## Problem details:
Skip the pictures and extract all of the lines exactly as written.

## Data block:
>> START

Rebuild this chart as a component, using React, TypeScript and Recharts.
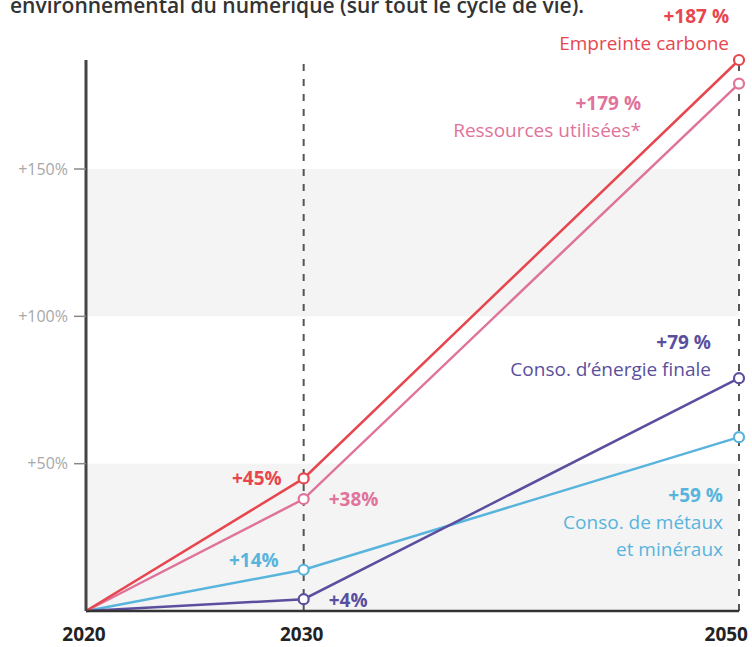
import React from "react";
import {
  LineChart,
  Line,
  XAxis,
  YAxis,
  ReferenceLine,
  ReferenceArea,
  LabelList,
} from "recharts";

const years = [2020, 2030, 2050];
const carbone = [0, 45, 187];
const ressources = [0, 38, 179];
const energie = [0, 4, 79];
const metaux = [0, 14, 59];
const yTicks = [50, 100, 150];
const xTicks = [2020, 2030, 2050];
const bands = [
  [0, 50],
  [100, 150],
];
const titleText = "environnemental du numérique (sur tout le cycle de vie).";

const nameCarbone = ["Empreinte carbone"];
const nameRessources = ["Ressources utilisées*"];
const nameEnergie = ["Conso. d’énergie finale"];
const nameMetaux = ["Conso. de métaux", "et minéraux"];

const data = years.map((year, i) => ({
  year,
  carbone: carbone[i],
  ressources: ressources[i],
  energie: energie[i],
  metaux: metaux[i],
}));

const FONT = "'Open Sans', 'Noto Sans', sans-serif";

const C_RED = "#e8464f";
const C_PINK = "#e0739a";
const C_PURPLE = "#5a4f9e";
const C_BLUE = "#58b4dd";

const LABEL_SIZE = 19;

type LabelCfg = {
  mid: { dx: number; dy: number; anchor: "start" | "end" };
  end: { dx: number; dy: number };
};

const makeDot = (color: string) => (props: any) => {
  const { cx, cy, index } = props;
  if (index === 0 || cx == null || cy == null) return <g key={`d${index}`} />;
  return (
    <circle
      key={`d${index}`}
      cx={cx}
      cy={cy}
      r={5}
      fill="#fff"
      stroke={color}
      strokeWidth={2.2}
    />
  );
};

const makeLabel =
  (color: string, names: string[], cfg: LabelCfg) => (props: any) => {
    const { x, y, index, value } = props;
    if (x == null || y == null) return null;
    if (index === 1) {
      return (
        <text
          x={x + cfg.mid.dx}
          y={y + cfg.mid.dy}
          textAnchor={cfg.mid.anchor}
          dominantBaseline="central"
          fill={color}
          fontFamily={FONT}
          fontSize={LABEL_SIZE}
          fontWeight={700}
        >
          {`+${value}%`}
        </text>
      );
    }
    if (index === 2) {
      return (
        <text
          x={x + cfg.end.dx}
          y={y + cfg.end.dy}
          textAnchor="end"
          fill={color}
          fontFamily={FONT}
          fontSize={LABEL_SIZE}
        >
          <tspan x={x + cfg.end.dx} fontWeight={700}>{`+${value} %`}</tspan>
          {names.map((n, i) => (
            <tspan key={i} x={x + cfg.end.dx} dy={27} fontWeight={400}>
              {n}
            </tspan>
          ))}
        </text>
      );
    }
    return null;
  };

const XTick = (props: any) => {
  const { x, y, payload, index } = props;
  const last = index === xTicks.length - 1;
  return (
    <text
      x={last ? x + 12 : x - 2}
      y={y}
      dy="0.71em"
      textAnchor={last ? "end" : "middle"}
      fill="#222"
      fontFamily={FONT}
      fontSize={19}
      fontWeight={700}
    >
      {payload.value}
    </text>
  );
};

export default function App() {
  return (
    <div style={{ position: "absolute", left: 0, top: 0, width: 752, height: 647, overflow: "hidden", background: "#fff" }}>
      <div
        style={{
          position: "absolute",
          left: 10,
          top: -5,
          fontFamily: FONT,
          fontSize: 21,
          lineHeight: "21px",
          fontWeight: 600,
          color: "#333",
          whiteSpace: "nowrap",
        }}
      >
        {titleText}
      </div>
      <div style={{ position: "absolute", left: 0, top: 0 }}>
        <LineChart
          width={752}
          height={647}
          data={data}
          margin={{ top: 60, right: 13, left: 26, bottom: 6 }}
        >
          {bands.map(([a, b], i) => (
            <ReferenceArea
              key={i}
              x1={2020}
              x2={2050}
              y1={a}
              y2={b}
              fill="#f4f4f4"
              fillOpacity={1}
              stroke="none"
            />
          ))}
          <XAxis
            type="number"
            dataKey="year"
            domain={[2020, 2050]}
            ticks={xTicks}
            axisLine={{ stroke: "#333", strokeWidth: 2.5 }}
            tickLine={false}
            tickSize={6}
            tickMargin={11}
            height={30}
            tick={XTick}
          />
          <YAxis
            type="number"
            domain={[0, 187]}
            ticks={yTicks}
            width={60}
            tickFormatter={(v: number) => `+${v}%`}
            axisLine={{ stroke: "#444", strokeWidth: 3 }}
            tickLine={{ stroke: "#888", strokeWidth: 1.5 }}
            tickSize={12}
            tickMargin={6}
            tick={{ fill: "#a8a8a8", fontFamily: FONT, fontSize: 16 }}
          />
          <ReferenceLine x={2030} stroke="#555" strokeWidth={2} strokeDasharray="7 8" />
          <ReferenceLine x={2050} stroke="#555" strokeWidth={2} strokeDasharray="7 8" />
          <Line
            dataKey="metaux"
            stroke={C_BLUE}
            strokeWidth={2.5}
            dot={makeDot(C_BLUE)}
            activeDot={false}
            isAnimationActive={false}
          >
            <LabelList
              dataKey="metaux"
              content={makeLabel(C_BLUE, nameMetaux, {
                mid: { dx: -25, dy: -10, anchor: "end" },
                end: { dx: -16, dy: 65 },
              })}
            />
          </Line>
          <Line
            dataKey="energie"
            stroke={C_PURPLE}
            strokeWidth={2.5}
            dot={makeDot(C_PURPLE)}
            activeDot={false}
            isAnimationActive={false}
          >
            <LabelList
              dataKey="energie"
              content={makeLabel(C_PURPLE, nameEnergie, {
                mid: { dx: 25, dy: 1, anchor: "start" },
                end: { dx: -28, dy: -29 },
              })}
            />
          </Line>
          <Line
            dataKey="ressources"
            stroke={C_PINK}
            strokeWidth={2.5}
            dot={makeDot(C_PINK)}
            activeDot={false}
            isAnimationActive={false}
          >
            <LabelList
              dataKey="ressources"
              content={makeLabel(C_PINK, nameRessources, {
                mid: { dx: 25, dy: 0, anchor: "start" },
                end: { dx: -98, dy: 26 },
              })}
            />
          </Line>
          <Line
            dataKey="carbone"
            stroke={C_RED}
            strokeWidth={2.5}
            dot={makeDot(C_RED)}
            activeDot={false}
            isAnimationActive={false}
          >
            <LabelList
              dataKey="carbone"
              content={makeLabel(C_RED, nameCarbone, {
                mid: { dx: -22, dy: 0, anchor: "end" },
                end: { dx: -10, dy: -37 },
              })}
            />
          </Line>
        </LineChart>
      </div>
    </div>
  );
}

>> END

## Task output:
Rebuild this chart as a component, using React, TypeScript and Recharts.
import React from "react";
import {
  LineChart,
  Line,
  XAxis,
  YAxis,
  ReferenceLine,
  ReferenceArea,
  LabelList,
} from "recharts";

const years = [2020, 2030, 2050];
const carbone = [0, 45, 187];
const ressources = [0, 38, 179];
const energie = [0, 4, 79];
const metaux = [0, 14, 59];
const yTicks = [50, 100, 150];
const xTicks = [2020, 2030, 2050];
const bands = [
  [0, 50],
  [100, 150],
];
const titleText = "environnemental du numérique (sur tout le cycle de vie).";

const nameCarbone = ["Empreinte carbone"];
const nameRessources = ["Ressources utilisées*"];
const nameEnergie = ["Conso. d’énergie finale"];
const nameMetaux = ["Conso. de métaux", "et minéraux"];

const data = years.map((year, i) => ({
  year,
  carbone: carbone[i],
  ressources: ressources[i],
  energie: energie[i],
  metaux: metaux[i],
}));

const FONT = "'Open Sans', 'Noto Sans', sans-serif";

const C_RED = "#e8464f";
const C_PINK = "#e0739a";
const C_PURPLE = "#5a4f9e";
const C_BLUE = "#58b4dd";

const LABEL_SIZE = 19;

type LabelCfg = {
  mid: { dx: number; dy: number; anchor: "start" | "end" };
  end: { dx: number; dy: number };
};

const makeDot = (color: string) => (props: any) => {
  const { cx, cy, index } = props;
  if (index === 0 || cx == null || cy == null) return <g key={`d${index}`} />;
  return (
    <circle
      key={`d${index}`}
      cx={cx}
      cy={cy}
      r={5}
      fill="#fff"
      stroke={color}
      strokeWidth={2.2}
    />
  );
};

const makeLabel =
  (color: string, names: string[], cfg: LabelCfg) => (props: any) => {
    const { x, y, index, value } = props;
    if (x == null || y == null) return null;
    if (index === 1) {
      return (
        <text
          x={x + cfg.mid.dx}
          y={y + cfg.mid.dy}
          textAnchor={cfg.mid.anchor}
          dominantBaseline="central"
          fill={color}
          fontFamily={FONT}
          fontSize={LABEL_SIZE}
          fontWeight={700}
        >
          {`+${value}%`}
        </text>
      );
    }
    if (index === 2) {
      return (
        <text
          x={x + cfg.end.dx}
          y={y + cfg.end.dy}
          textAnchor="end"
          fill={color}
          fontFamily={FONT}
          fontSize={LABEL_SIZE}
        >
          <tspan x={x + cfg.end.dx} fontWeight={700}>{`+${value} %`}</tspan>
          {names.map((n, i) => (
            <tspan key={i} x={x + cfg.end.dx} dy={27} fontWeight={400}>
              {n}
            </tspan>
          ))}
        </text>
      );
    }
    return null;
  };

const XTick = (props: any) => {
  const { x, y, payload, index } = props;
  const last = index === xTicks.length - 1;
  return (
    <text
      x={last ? x + 12 : x - 2}
      y={y}
      dy="0.71em"
      textAnchor={last ? "end" : "middle"}
      fill="#222"
      fontFamily={FONT}
      fontSize={19}
      fontWeight={700}
    >
      {payload.value}
    </text>
  );
};

export default function App() {
  return (
    <div style={{ position: "absolute", left: 0, top: 0, width: 752, height: 647, overflow: "hidden", background: "#fff" }}>
      <div
        style={{
          position: "absolute",
          left: 10,
          top: -5,
          fontFamily: FONT,
          fontSize: 21,
          lineHeight: "21px",
          fontWeight: 600,
          color: "#333",
          whiteSpace: "nowrap",
        }}
      >
        {titleText}
      </div>
      <div style={{ position: "absolute", left: 0, top: 0 }}>
        <LineChart
          width={752}
          height={647}
          data={data}
          margin={{ top: 60, right: 13, left: 26, bottom: 6 }}
        >
          {bands.map(([a, b], i) => (
            <ReferenceArea
              key={i}
              x1={2020}
              x2={2050}
              y1={a}
              y2={b}
              fill="#f4f4f4"
              fillOpacity={1}
              stroke="none"
            />
          ))}
          <XAxis
            type="number"
            dataKey="year"
            domain={[2020, 2050]}
            ticks={xTicks}
            axisLine={{ stroke: "#333", strokeWidth: 2.5 }}
            tickLine={false}
            tickSize={6}
            tickMargin={11}
            height={30}
            tick={XTick}
          />
          <YAxis
            type="number"
            domain={[0, 187]}
            ticks={yTicks}
            width={60}
            tickFormatter={(v: number) => `+${v}%`}
            axisLine={{ stroke: "#444", strokeWidth: 3 }}
            tickLine={{ stroke: "#888", strokeWidth: 1.5 }}
            tickSize={12}
            tickMargin={6}
            tick={{ fill: "#a8a8a8", fontFamily: FONT, fontSize: 16 }}
          />
          <ReferenceLine x={2030} stroke="#555" strokeWidth={2} strokeDasharray="7 8" />
          <ReferenceLine x={2050} stroke="#555" strokeWidth={2} strokeDasharray="7 8" />
          <Line
            dataKey="metaux"
            stroke={C_BLUE}
            strokeWidth={2.5}
            dot={makeDot(C_BLUE)}
            activeDot={false}
            isAnimationActive={false}
          >
            <LabelList
              dataKey="metaux"
              content={makeLabel(C_BLUE, nameMetaux, {
                mid: { dx: -25, dy: -10, anchor: "end" },
                end: { dx: -16, dy: 65 },
              })}
            />
          </Line>
          <Line
            dataKey="energie"
            stroke={C_PURPLE}
            strokeWidth={2.5}
            dot={makeDot(C_PURPLE)}
            activeDot={false}
            isAnimationActive={false}
          >
            <LabelList
              dataKey="energie"
              content={makeLabel(C_PURPLE, nameEnergie, {
                mid: { dx: 25, dy: 1, anchor: "start" },
                end: { dx: -28, dy: -29 },
              })}
            />
          </Line>
          <Line
            dataKey="ressources"
            stroke={C_PINK}
            strokeWidth={2.5}
            dot={makeDot(C_PINK)}
            activeDot={false}
            isAnimationActive={false}
          >
            <LabelList
              dataKey="ressources"
              content={makeLabel(C_PINK, nameRessources, {
                mid: { dx: 25, dy: 0, anchor: "start" },
                end: { dx: -98, dy: 26 },
              })}
            />
          </Line>
          <Line
            dataKey="carbone"
            stroke={C_RED}
            strokeWidth={2.5}
            dot={makeDot(C_RED)}
            activeDot={false}
            isAnimationActive={false}
          >
            <LabelList
              dataKey="carbone"
              content={makeLabel(C_RED, nameCarbone, {
                mid: { dx: -22, dy: 0, anchor: "end" },
                end: { dx: -10, dy: -37 },
              })}
            />
          </Line>
        </LineChart>
      </div>
    </div>
  );
}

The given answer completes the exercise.